───── Records to process ─────

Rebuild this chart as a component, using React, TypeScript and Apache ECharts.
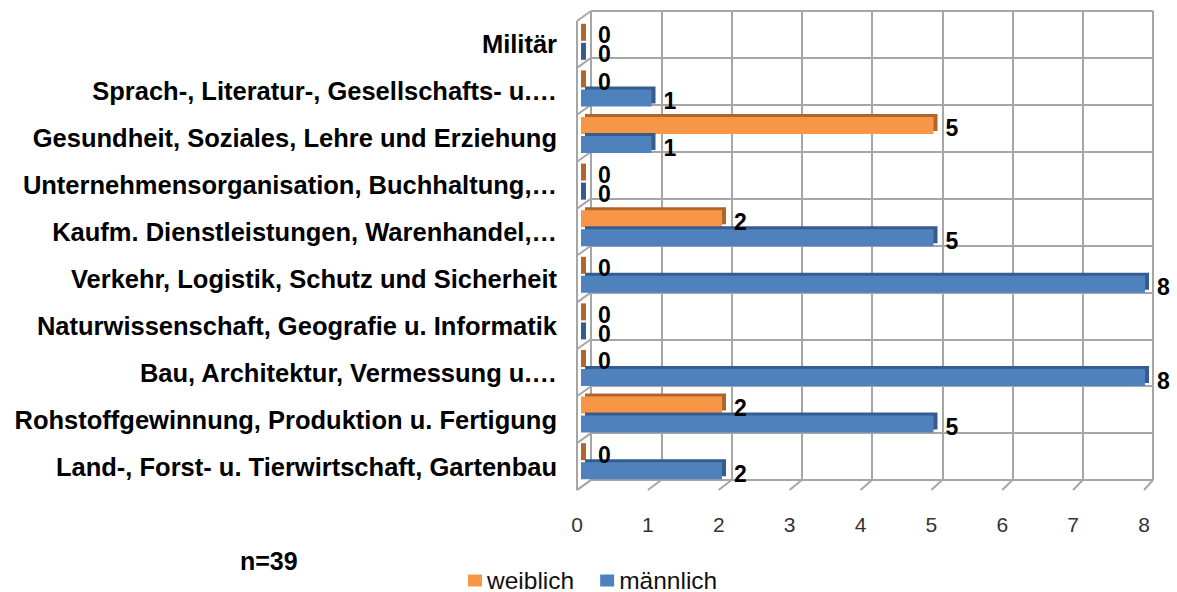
import React, { useEffect, useRef } from 'react';
import * as echarts from 'echarts';

// ---- data ----
const CATEGORIES = [
  'Militär',
  'Sprach-, Literatur-, Gesellschafts- u.…',
  'Gesundheit, Soziales, Lehre und Erziehung',
  'Unternehmensorganisation, Buchhaltung,…',
  'Kaufm. Dienstleistungen, Warenhandel,…',
  'Verkehr, Logistik, Schutz und Sicherheit',
  'Naturwissenschaft, Geografie u. Informatik',
  'Bau, Architektur, Vermessung u.…',
  'Rohstoffgewinnung, Produktion u. Fertigung',
  'Land-, Forst- u. Tierwirtschaft, Gartenbau',
];
const WEIBLICH = [0, 0, 5, 0, 2, 0, 0, 0, 2, 0];
const MAENNLICH = [0, 1, 1, 0, 5, 8, 0, 8, 5, 2];
const SERIES_NAMES = ['weiblich', 'männlich'];
const X_MIN = 0;
const X_MAX = 8;
const X_INTERVAL = 1;
const NOTE = 'n=39';

// ---- style ----
const FONT = '"Liberation Sans", Arial, Helvetica, sans-serif';
const ORANGE = '#F79646';
const ORANGE_DARK = '#B0662C';
const BLUE = '#4F81BD';
const BLUE_DARK = '#355C8C';
const GRID_COLOR = '#A6A6A6';

const BACK = { left: 591, top: 11, width: 562, height: 469 };
const FRONT = { left: 577, top: 21, width: 567, height: 469 };
const BARS = { left: 581, top: 18.5, width: 564, height: 466 };

export default function App() {
  const ref = useRef<HTMLDivElement>(null);

  useEffect(() => {
    const chart = echarts.init(ref.current as HTMLDivElement, null, { renderer: 'svg' });
    const n = CATEGORIES.length;
    const steps = (X_MAX - X_MIN) / X_INTERVAL;
    const lineStyle = { stroke: GRID_COLOR, lineWidth: 2 };

    const graphics: any[] = [];
    graphics.push({
      type: 'line',
      silent: true,
      z: 0,
      shape: { x1: FRONT.left, y1: FRONT.top, x2: FRONT.left, y2: FRONT.top + FRONT.height },
      style: lineStyle,
    });
    for (let j = 0; j <= n; j++) {
      graphics.push({
        type: 'line',
        silent: true,
        z: 0,
        shape: {
          x1: FRONT.left,
          y1: FRONT.top + (j * FRONT.height) / n,
          x2: BACK.left,
          y2: BACK.top + (j * BACK.height) / n,
        },
        style: lineStyle,
      });
    }
    for (let k = 0; k <= steps; k++) {
      graphics.push({
        type: 'line',
        silent: true,
        z: 0,
        shape: {
          x1: FRONT.left + (k * FRONT.width) / steps,
          y1: FRONT.top + FRONT.height,
          x2: BACK.left + (k * BACK.width) / steps,
          y2: BACK.top + BACK.height,
        },
        style: lineStyle,
      });
    }

    const label = {
      show: true,
      position: 'right',
      distance: 12,
      offset: [0, 3],
      fontSize: 23,
      fontWeight: 'bold',
      color: '#000',
      fontFamily: FONT,
    };

    const mkSeries = (name: string, values: number[], color: string, dark: string) => ({
      type: 'bar',
      name,
      xAxisIndex: 2,
      yAxisIndex: 2,
      barWidth: 17,
      barGap: '12%',
      barMinHeight: 5,
      data: values.map((v) =>
        v === 0
          ? {
              value: v,
              itemStyle: {
                color: dark,
                shadowColor: dark,
                shadowBlur: 0,
                shadowOffsetX: 0,
                shadowOffsetY: 0,
              },
            }
          : v
      ),
      itemStyle: {
        color,
        shadowColor: dark,
        shadowBlur: 0,
        shadowOffsetX: 4,
        shadowOffsetY: -3,
      },
      label,
    });

    chart.setOption({
      animation: false,
      backgroundColor: '#fff',
      textStyle: { fontFamily: FONT },
      title: {
        text: NOTE,
        left: 240,
        top: 548,
        padding: 0,
        textStyle: { fontSize: 25, fontWeight: 'bold', color: '#000', fontFamily: FONT },
      },
      legend: {
        data: SERIES_NAMES,
        left: 468,
        top: 568,
        padding: 0,
        icon: 'rect',
        itemWidth: 14,
        itemHeight: 12,
        itemGap: 26,
        itemStyle: { shadowColor: 'rgba(0,0,0,0)', shadowBlur: 0, shadowOffsetX: 0, shadowOffsetY: 0 },
        textStyle: { fontSize: 24.5, lineHeight: 20, color: '#111', fontFamily: FONT },
      },
      grid: [
        { ...BACK, containLabel: false },
        { ...FRONT, containLabel: false },
        { ...BARS, containLabel: false },
      ],
      xAxis: [
        {
          gridIndex: 0,
          type: 'value',
          min: X_MIN,
          max: X_MAX,
          interval: X_INTERVAL,
          axisLine: { show: false },
          axisTick: { show: false },
          axisLabel: { show: false },
          splitLine: { show: true, lineStyle: { color: GRID_COLOR, width: 2 } },
        },
        {
          gridIndex: 1,
          type: 'value',
          min: X_MIN,
          max: X_MAX,
          interval: X_INTERVAL,
          axisLine: { show: false },
          axisTick: { show: false },
          splitLine: { show: false },
          axisLabel: { show: true, margin: 24, fontSize: 21, color: '#333', fontFamily: FONT },
        },
        {
          gridIndex: 2,
          type: 'value',
          min: X_MIN,
          max: X_MAX,
          interval: X_INTERVAL,
          show: false,
        },
      ],
      yAxis: [
        {
          gridIndex: 0,
          type: 'category',
          inverse: true,
          data: CATEGORIES,
          axisLine: { show: false },
          axisTick: { show: false },
          axisLabel: { show: false },
          splitLine: { show: true, interval: 0, lineStyle: { color: GRID_COLOR, width: 2 } },
        },
        {
          gridIndex: 1,
          type: 'category',
          inverse: true,
          data: CATEGORIES,
          axisLine: { show: false },
          axisTick: { show: false },
          splitLine: { show: false },
          axisLabel: {
            show: true,
            interval: 0,
            margin: 20,
            fontSize: 25.5,
            fontWeight: 'bold',
            color: '#000',
            fontFamily: FONT,
          },
        },
        {
          gridIndex: 2,
          type: 'category',
          inverse: true,
          data: CATEGORIES,
          show: false,
        },
      ],
      graphic: graphics,
      series: [
        mkSeries(SERIES_NAMES[0], WEIBLICH, ORANGE, ORANGE_DARK),
        mkSeries(SERIES_NAMES[1], MAENNLICH, BLUE, BLUE_DARK),
      ],
    });

    return () => chart.dispose();
  }, []);

  return (
    <div
      ref={ref}
      style={{ position: 'absolute', left: 0, top: 0, width: 1177, height: 592 }}
    />
  );
}
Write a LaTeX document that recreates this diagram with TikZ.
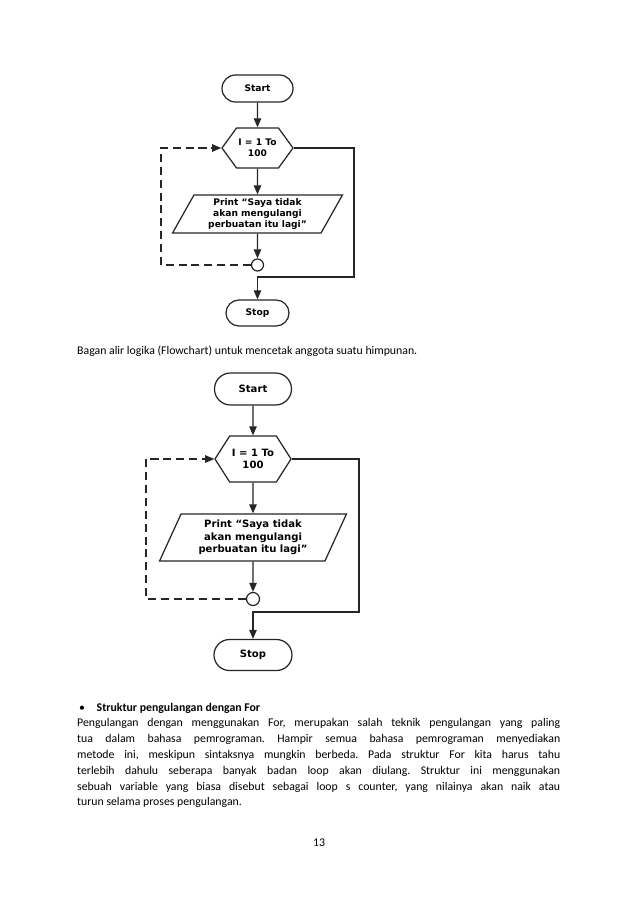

─────

● Aim of the task
Copy every line of the listing that contains the word "React".

● Problem solution
Rebuild this chart as a component, using React, TypeScript and Apache ECharts.
import React, { useEffect, useRef } from 'react';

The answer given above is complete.